Adaptive Granularity:
- Function: Balance granularity and efficiency.
- Mechanism: Each sentence undergoes NLI analysis; when the neutral probability exceeds a threshold, finer-grained atomic fact decomposition is triggered (indicating the sentence may contain mixed information). Sentences with extremely high neutrality rates are filtered as irrelevant. This avoids expensive atomic decomposition for every sentence.
- Design Motivation: Neutrality may indicate irrelevance (to be filtered) or mixed uncertainty (to be further decomposed); the adaptive trigger mechanism distinguishes between these two cases.
GMM Semantic Clustering:
- Function: Handle topical heterogeneity in long texts.
- Mechanism: Embeddings of all evaluation units are reduced via UMAP and then soft-clustered using GMM, where each cluster corresponds to a latent semantic topic. Topic-aware weights are assigned based on cluster size, down-weighting secondary or noisy components.
- Design Motivation: Under open-ended prompts (e.g., "Tell me about Einstein"), different samples may organize content around different topics, causing structural inconsistency.
Topic-Weighted Uncertainty Aggregation:
- Function: Produce the final uncertainty score.
- Mechanism: NLI-based uncertainty is computed for each unit and then aggregated with cluster-derived weights, granting greater influence to dominant topics.
- Design Motivation: Prevent secondary or off-topic content from disproportionately affecting the overall UQ score.

Loss & Training¶

No model training is involved. Pre-trained NLI and embedding models are used. The number of GMM clusters is selected automatically via BIC.

Key Experimental Results¶

Main Results¶

AGSC achieves state-of-the-art factuality correlation on the BIO and LongFact benchmarks.
Inference time is reduced by approximately 60% compared to full atomic decomposition methods.

Ablation Study¶

Both the adaptive granularity and semantic clustering components contribute significantly to final performance.
GMM clustering outperforms K-means hard clustering, as soft assignment better accommodates the fuzzy boundaries of semantic topics.

Key Findings¶

NLI neutrality is a valuable signal that should not be discarded.
Topic-aware aggregation substantially outperforms simple pooling.
Adaptive granularity reduces computation by 60% while maintaining or improving accuracy.

Highlights & Insights¶

Repurposing the NLI neutral category from "noise" into a valuable trigger signal is an elegant insight.
GMM soft clustering naturally handles the fuzziness of semantic boundaries.
The 60% inference time reduction has significant implications for practical deployment.

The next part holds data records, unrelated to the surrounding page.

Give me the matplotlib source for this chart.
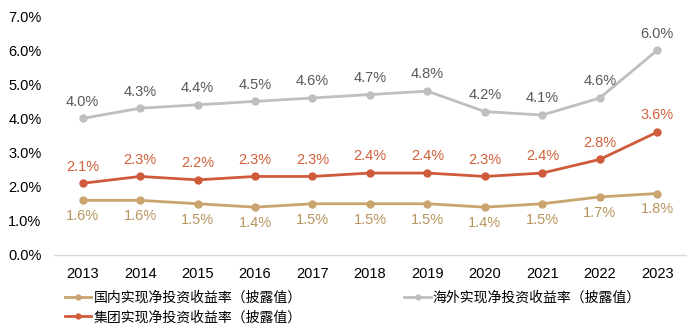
import numpy as np
import matplotlib.pyplot as plt
from matplotlib.ticker import PercentFormatter

plt.rcParams['font.family'] = ['Liberation Sans', 'Noto Sans CJK SC', 'DejaVu Sans']

years = ['2013', '2014', '2015', '2016', '2017', '2018', '2019', '2020', '2021', '2022', '2023']
domestic = [1.6, 1.6, 1.5, 1.4, 1.5, 1.5, 1.5, 1.4, 1.5, 1.7, 1.8]
overseas = [4.0, 4.3, 4.4, 4.5, 4.6, 4.7, 4.8, 4.2, 4.1, 4.6, 6.0]
group = [2.1, 2.3, 2.2, 2.3, 2.3, 2.4, 2.4, 2.3, 2.4, 2.8, 3.6]

names = ['国内实现净投资收益率（披露值）', '海外实现净投资收益率（披露值）', '集团实现净投资收益率（披露值）']

c_dom = '#C9A46F'
c_ovs = '#BFBFBF'
c_grp = '#CF5B3A'

fig = plt.figure(figsize=(7, 3.35), dpi=100)
ax = fig.add_axes([0.077, 0.239, 0.903, 0.713])

x = np.arange(len(years))
series = [
    (domestic, c_dom, names[0], '#B8955E', -11.5),
    (overseas, c_ovs, names[1], '#595959', 12),
    (group, c_grp, names[2], '#D0603A', 12),
]
handles = {}
for vals, col, name, tcol, dy in series:
    h, = ax.plot(x, vals, color=col, lw=2.0, marker='o', ms=5, label=name)
    handles[name] = h
    for xi, v in zip(x, vals):
        ax.annotate(f'{v:.1f}%', (xi, v), xytext=(0, dy), textcoords='offset points',
                    ha='center', va='center', fontsize=10.5, color=tcol)

ax.set_xlim(-0.5, len(years) - 0.5)
ax.set_ylim(0, 7)
ax.set_yticks(np.arange(0, 7.1, 1))
ax.yaxis.set_major_formatter(PercentFormatter(decimals=1))
ax.set_xticks(x)
ax.set_xticklabels(years)
ax.tick_params(axis='both', length=0, labelsize=10.5, colors='#000000')
ax.tick_params(axis='x', pad=9)
ax.tick_params(axis='y', pad=9)
for s in ['top', 'right', 'left']:
    ax.spines[s].set_visible(False)
ax.spines['bottom'].set_color('#D9D9D9')
ax.spines['bottom'].set_linewidth(1)

order = [names[0], names[2], names[1]]
fig.legend([handles[n] for n in order], order, ncol=2, loc='lower left',
           bbox_to_anchor=(0.075, -0.005), frameon=False, fontsize=10,
           handlelength=1.9, handletextpad=0.15, columnspacing=7.4,
           labelspacing=0.4, markerscale=0.7)

fig.savefig('out.png', dpi=100)
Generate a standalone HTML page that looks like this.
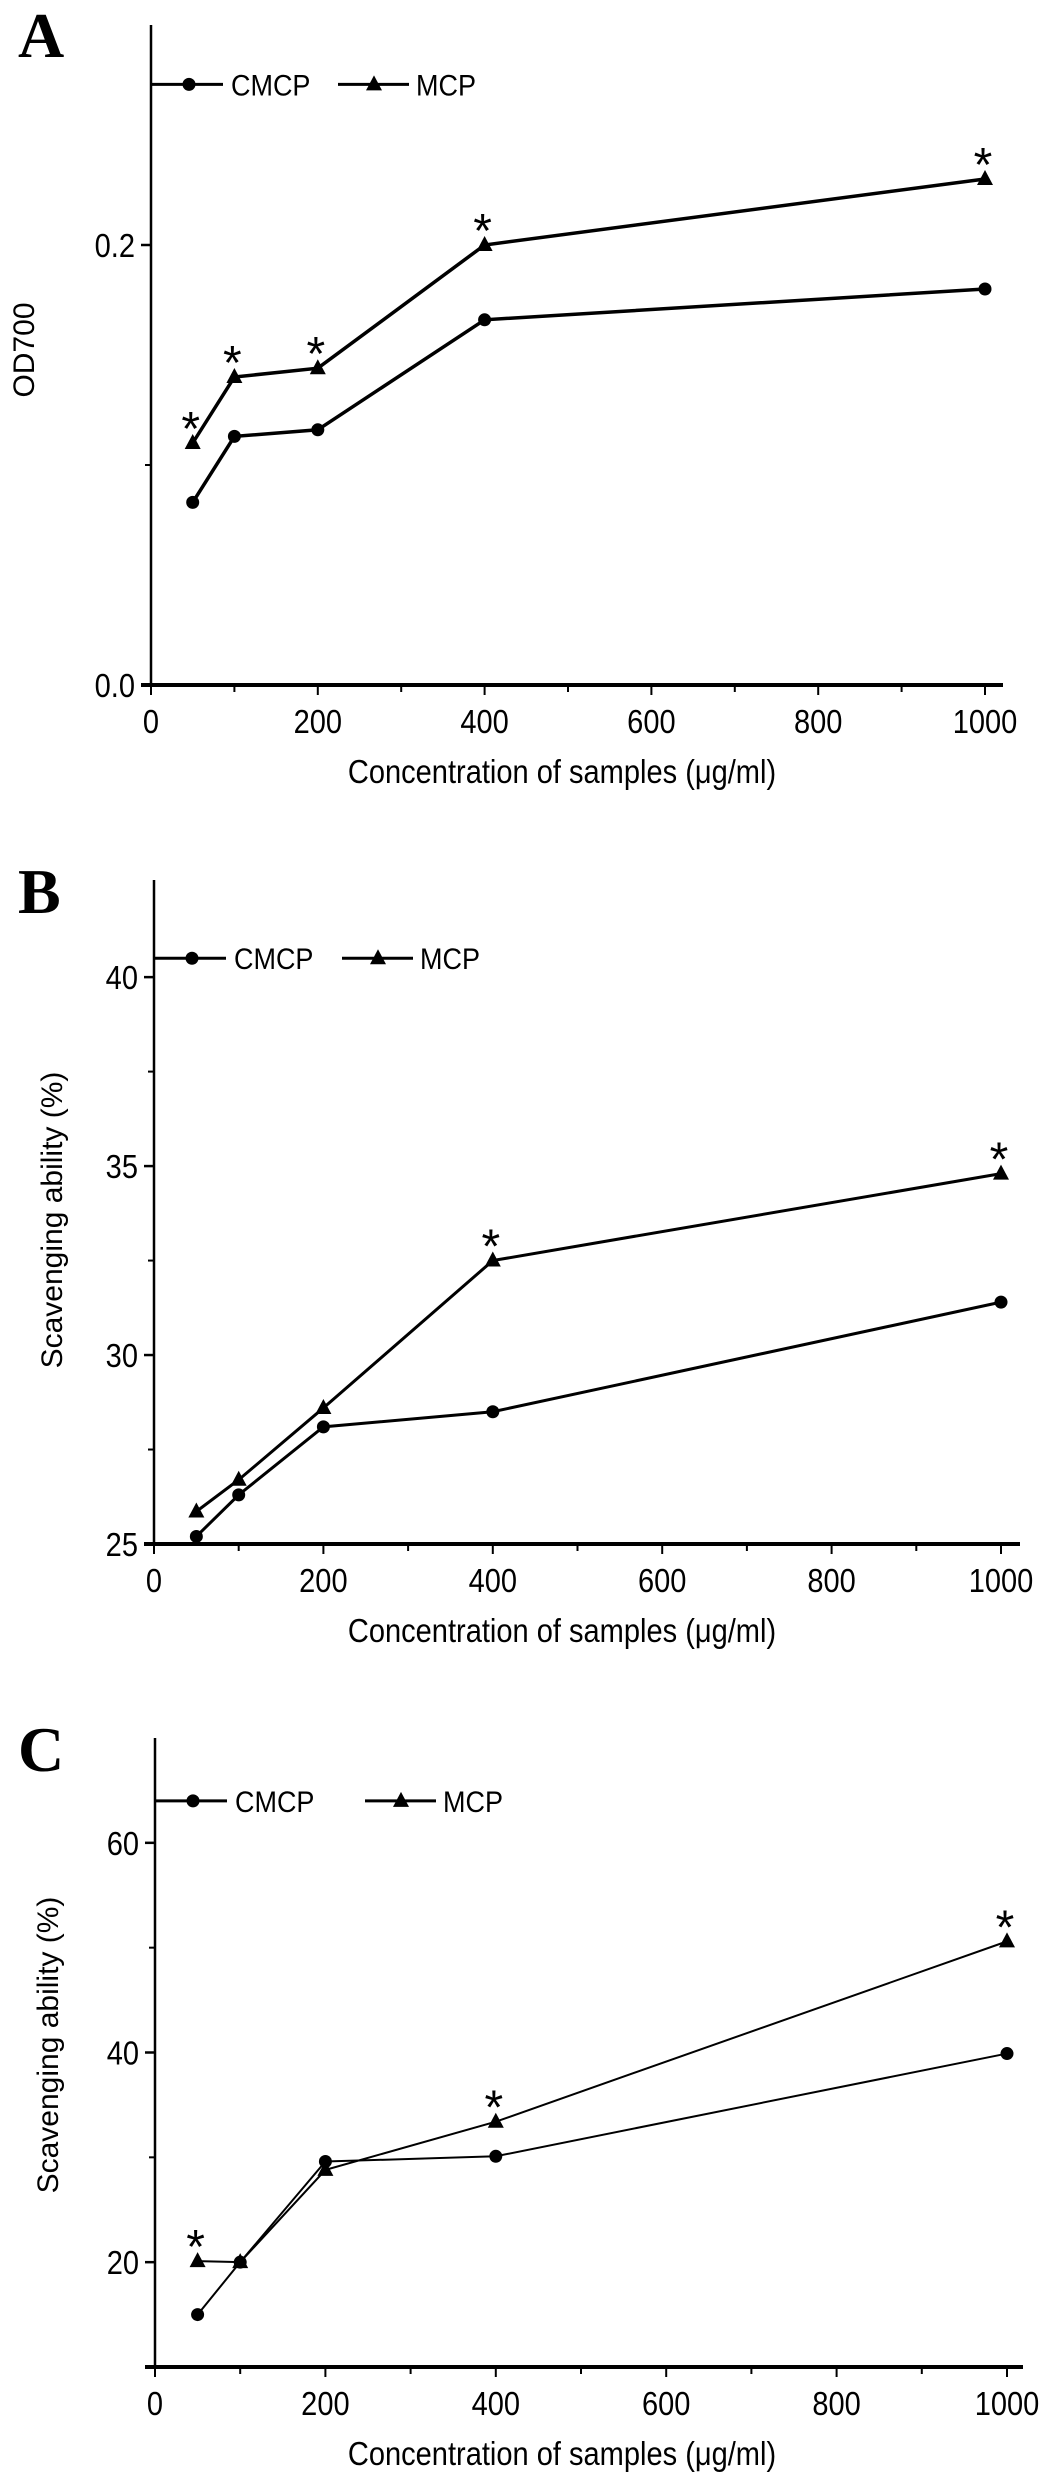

Limitations & Future Work¶

Automatic selection of the GMM cluster count may be unstable in extreme cases.
The approach relies on the quality of the NLI model; erroneous NLI judgments can propagate and accumulate.
Future work may explore combining AGSC with other UQ methods.

The paper provides systematic solutions to three limitations of LUQ.
The GMM clustering idea can be generalized to other NLP tasks requiring handling of topical heterogeneity.

Rating¶

Novelty: ⭐⭐⭐⭐ The combination of neutrality-triggered decomposition and semantic clustering is novel and practical.
Experimental Thoroughness: ⭐⭐⭐⭐ Comprehensive comparisons across two benchmarks and multiple baselines.
Writing Quality: ⭐⭐⭐⭐ The framework is clearly described with well-motivated problem formulation.